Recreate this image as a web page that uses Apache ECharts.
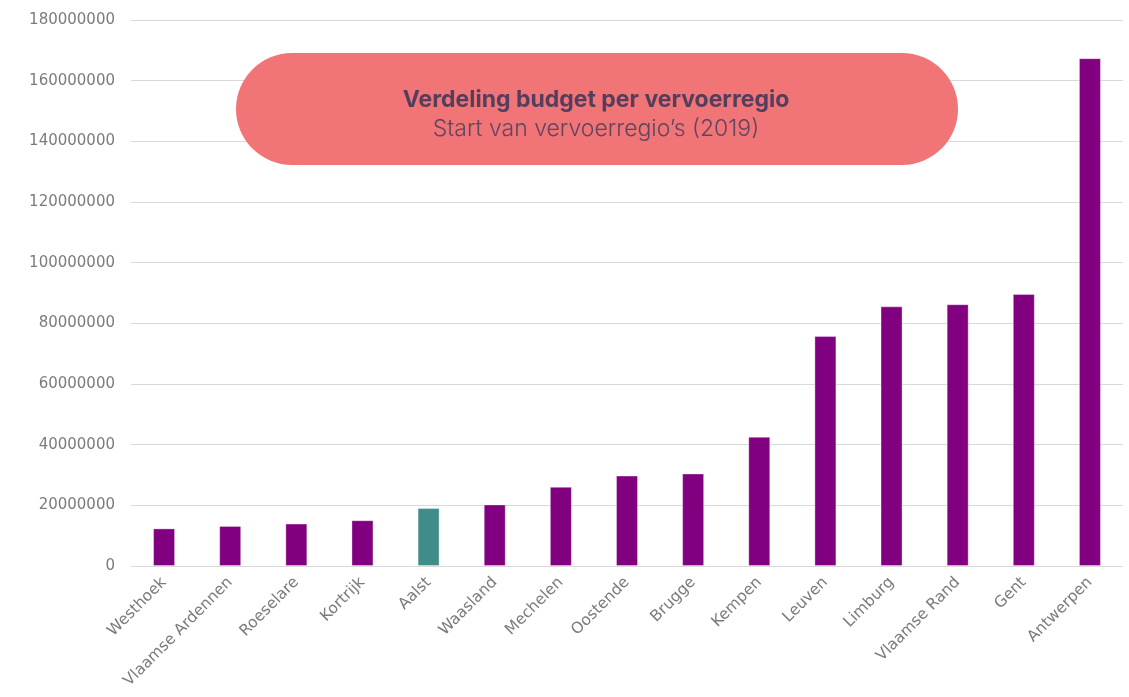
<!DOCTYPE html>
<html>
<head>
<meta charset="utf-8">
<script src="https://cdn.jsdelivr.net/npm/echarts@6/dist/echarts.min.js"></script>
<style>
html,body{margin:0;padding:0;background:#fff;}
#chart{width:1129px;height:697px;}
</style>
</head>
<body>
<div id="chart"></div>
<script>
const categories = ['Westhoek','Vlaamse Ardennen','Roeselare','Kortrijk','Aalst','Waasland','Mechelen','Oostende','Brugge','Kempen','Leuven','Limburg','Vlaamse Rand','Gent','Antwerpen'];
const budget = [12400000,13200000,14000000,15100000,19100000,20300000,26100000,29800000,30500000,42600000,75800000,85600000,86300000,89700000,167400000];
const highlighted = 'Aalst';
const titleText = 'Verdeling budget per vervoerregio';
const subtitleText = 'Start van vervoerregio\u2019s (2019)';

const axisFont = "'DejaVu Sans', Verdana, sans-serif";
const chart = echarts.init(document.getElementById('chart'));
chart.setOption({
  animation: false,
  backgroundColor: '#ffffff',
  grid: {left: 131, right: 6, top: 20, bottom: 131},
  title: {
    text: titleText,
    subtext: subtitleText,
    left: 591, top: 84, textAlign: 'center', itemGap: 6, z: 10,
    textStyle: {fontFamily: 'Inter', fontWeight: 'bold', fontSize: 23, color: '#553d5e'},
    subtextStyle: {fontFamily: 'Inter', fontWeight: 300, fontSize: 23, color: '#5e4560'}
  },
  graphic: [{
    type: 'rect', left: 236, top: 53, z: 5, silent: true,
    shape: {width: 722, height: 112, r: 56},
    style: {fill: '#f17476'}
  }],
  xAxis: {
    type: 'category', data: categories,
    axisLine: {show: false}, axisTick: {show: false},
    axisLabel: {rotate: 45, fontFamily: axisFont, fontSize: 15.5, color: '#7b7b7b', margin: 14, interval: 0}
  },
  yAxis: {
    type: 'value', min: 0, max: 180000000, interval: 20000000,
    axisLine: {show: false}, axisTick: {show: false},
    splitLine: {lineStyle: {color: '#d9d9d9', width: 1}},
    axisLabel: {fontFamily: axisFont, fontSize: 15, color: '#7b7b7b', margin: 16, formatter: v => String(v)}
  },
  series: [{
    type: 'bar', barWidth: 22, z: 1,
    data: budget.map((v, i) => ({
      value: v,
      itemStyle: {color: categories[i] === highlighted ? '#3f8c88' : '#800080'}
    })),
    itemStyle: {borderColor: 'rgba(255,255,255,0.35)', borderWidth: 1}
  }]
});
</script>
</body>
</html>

··········

* Written task
Repeat the material exactly as it reads, without any of its pictures.

* Completed exercise
Recreate this image as a web page that uses Apache ECharts.
<!DOCTYPE html>
<html>
<head>
<meta charset="utf-8">
<script src="https://cdn.jsdelivr.net/npm/echarts@6/dist/echarts.min.js"></script>
<style>
html,body{margin:0;padding:0;background:#fff;}
#chart{width:1129px;height:697px;}
</style>
</head>
<body>
<div id="chart"></div>
<script>
const categories = ['Westhoek','Vlaamse Ardennen','Roeselare','Kortrijk','Aalst','Waasland','Mechelen','Oostende','Brugge','Kempen','Leuven','Limburg','Vlaamse Rand','Gent','Antwerpen'];
const budget = [12400000,13200000,14000000,15100000,19100000,20300000,26100000,29800000,30500000,42600000,75800000,85600000,86300000,89700000,167400000];
const highlighted = 'Aalst';
const titleText = 'Verdeling budget per vervoerregio';
const subtitleText = 'Start van vervoerregio\u2019s (2019)';

const axisFont = "'DejaVu Sans', Verdana, sans-serif";
const chart = echarts.init(document.getElementById('chart'));
chart.setOption({
  animation: false,
  backgroundColor: '#ffffff',
  grid: {left: 131, right: 6, top: 20, bottom: 131},
  title: {
    text: titleText,
    subtext: subtitleText,
    left: 591, top: 84, textAlign: 'center', itemGap: 6, z: 10,
    textStyle: {fontFamily: 'Inter', fontWeight: 'bold', fontSize: 23, color: '#553d5e'},
    subtextStyle: {fontFamily: 'Inter', fontWeight: 300, fontSize: 23, color: '#5e4560'}
  },
  graphic: [{
    type: 'rect', left: 236, top: 53, z: 5, silent: true,
    shape: {width: 722, height: 112, r: 56},
    style: {fill: '#f17476'}
  }],
  xAxis: {
    type: 'category', data: categories,
    axisLine: {show: false}, axisTick: {show: false},
    axisLabel: {rotate: 45, fontFamily: axisFont, fontSize: 15.5, color: '#7b7b7b', margin: 14, interval: 0}
  },
  yAxis: {
    type: 'value', min: 0, max: 180000000, interval: 20000000,
    axisLine: {show: false}, axisTick: {show: false},
    splitLine: {lineStyle: {color: '#d9d9d9', width: 1}},
    axisLabel: {fontFamily: axisFont, fontSize: 15, color: '#7b7b7b', margin: 16, formatter: v => String(v)}
  },
  series: [{
    type: 'bar', barWidth: 22, z: 1,
    data: budget.map((v, i) => ({
      value: v,
      itemStyle: {color: categories[i] === highlighted ? '#3f8c88' : '#800080'}
    })),
    itemStyle: {borderColor: 'rgba(255,255,255,0.35)', borderWidth: 1}
  }]
});
</script>
</body>
</html>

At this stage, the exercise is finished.